The bigger issue is that almost all of the Java frameworks favor Reflection instead of (semi-)static code generation. This makes sense, because code generation got a bad name due to suboptimal (read: really horrid) tools that were available at the time Java was introduced. Unfortunately, as you observed, Java's Generics circumventing the type system totally screws up many reflection-based frameworks. (This is aside from the fact that Java's reflection is very, very slow.)
In my opinion, Sun really shot themselves in the foot on this one. If they were looking to save their market share by having feature parity with C# 2.0, whose reflection is fast and Generics have a better implementation, they screwed up. If they were looking to not lose existing customers who had been screaming for Generics for 5+ years, they screwed up by bolting something onto the side just to have a surface-level feature parity.
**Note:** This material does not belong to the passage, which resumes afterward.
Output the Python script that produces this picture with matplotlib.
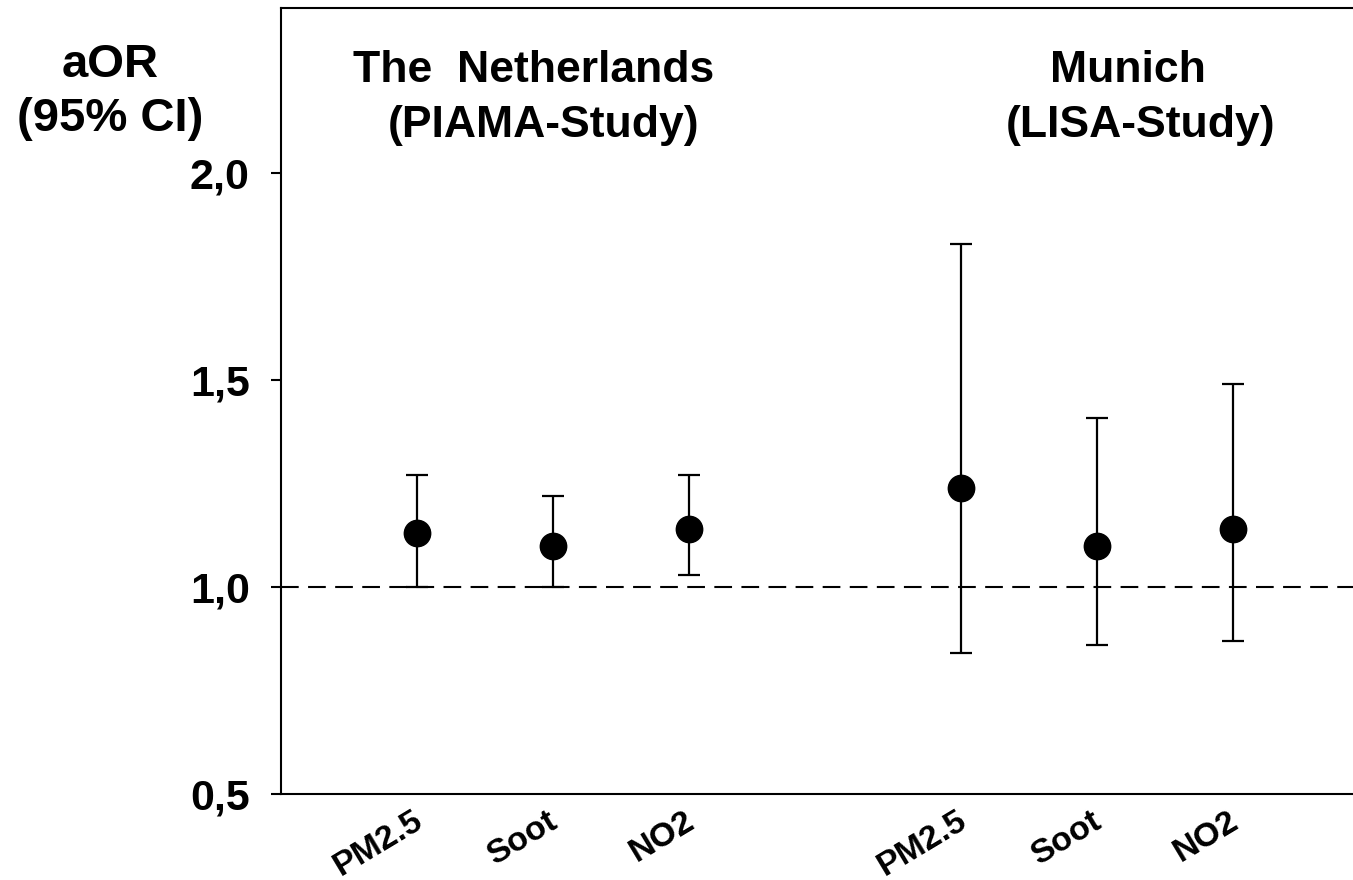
import matplotlib.pyplot as plt
import matplotlib.transforms as mtransforms
import numpy as np

plt.rcParams["font.family"] = ["Liberation Sans", "DejaVu Sans"]
plt.rcParams["font.weight"] = "bold"

# data
pollutants = ["PM2.5", "Soot", "NO2", "PM2.5", "Soot", "NO2"]
xpos = [1, 2, 3, 5, 6, 7]
aor = [1.13, 1.10, 1.14, 1.24, 1.10, 1.14]
ci_low = [1.00, 1.00, 1.03, 0.84, 0.86, 0.87]
ci_high = [1.27, 1.22, 1.27, 1.83, 1.41, 1.49]
yticks = [0.5, 1.0, 1.5, 2.0]
ytick_labels = ["0,5", "1,0", "1,5", "2,0"]

aor = np.array(aor)
yerr = [aor - np.array(ci_low), np.array(ci_high) - aor]

fig = plt.figure(figsize=(13.53, 8.8), dpi=100)
ax = fig.add_axes([281 / 1353, 86 / 880, 1088 / 1353, 786 / 880])

ax.axhline(1.0, color="black", lw=1.5, ls=(0, (8.5, 4.5)), zorder=1)
ax.errorbar(xpos, aor, yerr=yerr, fmt="o", color="black", ms=19,
            elinewidth=1.6, capsize=8, capthick=1.6, zorder=3)

ax.set_xlim(0, 8)
ax.set_ylim(0.5, 2.4)
ax.set_yticks(yticks)
ax.set_yticklabels(ytick_labels, fontsize=31, fontweight="bold")
ax.tick_params(axis="y", direction="out", length=7.5, width=1.5, pad=15)
ax.set_xticks(xpos)
ax.set_xticklabels(pollutants, fontsize=24.5, fontweight="bold", rotation=31,
                   ha="right", rotation_mode="anchor")
ax.tick_params(axis="x", length=0, pad=8)
shift = mtransforms.ScaledTranslation(-0.05, 0, fig.dpi_scale_trans)
for lab in ax.get_xticklabels():
    lab.set_transform(lab.get_transform() + shift)
for s in ["left", "bottom", "top", "right"]:
    ax.spines[s].set_linewidth(1.5)

ax.text(1.86, 2.25, "The  Netherlands", ha="center", va="center", fontsize=32, fontweight="bold")
ax.text(1.93, 2.117, "(PIAMA-Study)", ha="center", va="center", fontsize=32, fontweight="bold")
ax.text(6.23, 2.25, "Munich", ha="center", va="center", fontsize=32, fontweight="bold")
ax.text(6.32, 2.117, "(LISA-Study)", ha="center", va="center", fontsize=32, fontweight="bold")

fig.text(110 / 1353, 1 - 65 / 880, "aOR", ha="center", va="center", fontsize=34, fontweight="bold")
fig.text(110 / 1353, 1 - 119 / 880, "(95% CI)", ha="center", va="center", fontsize=34, fontweight="bold")

fig.savefig("out.png", dpi=100)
By the way, you can't run Java 1.5 code on a 1.4 JVM, so the 'backward compatibility' argument, espoused by some of the Java/Sun apologists, is totally bogus.
Java 1.6 doesn't help these things. Here's hoping they get their act together for Java vNext before everyone but the die-hards jump ship to Ruby and C#. Thankfully, coding in C# 2.0 and Ruby in the evenings makes switching to Java during the day easier, knowing how much better things can be.
PS: Don't get me wrong, C# has some nooks and crannies that are really dumb also. They aren't fixed in C# 3.0, even. I'm hoping MS doesn't repeat Sun's mistake and just introduces some minor migration pains for the sake of cleaning up inconsistencies the language and the framework.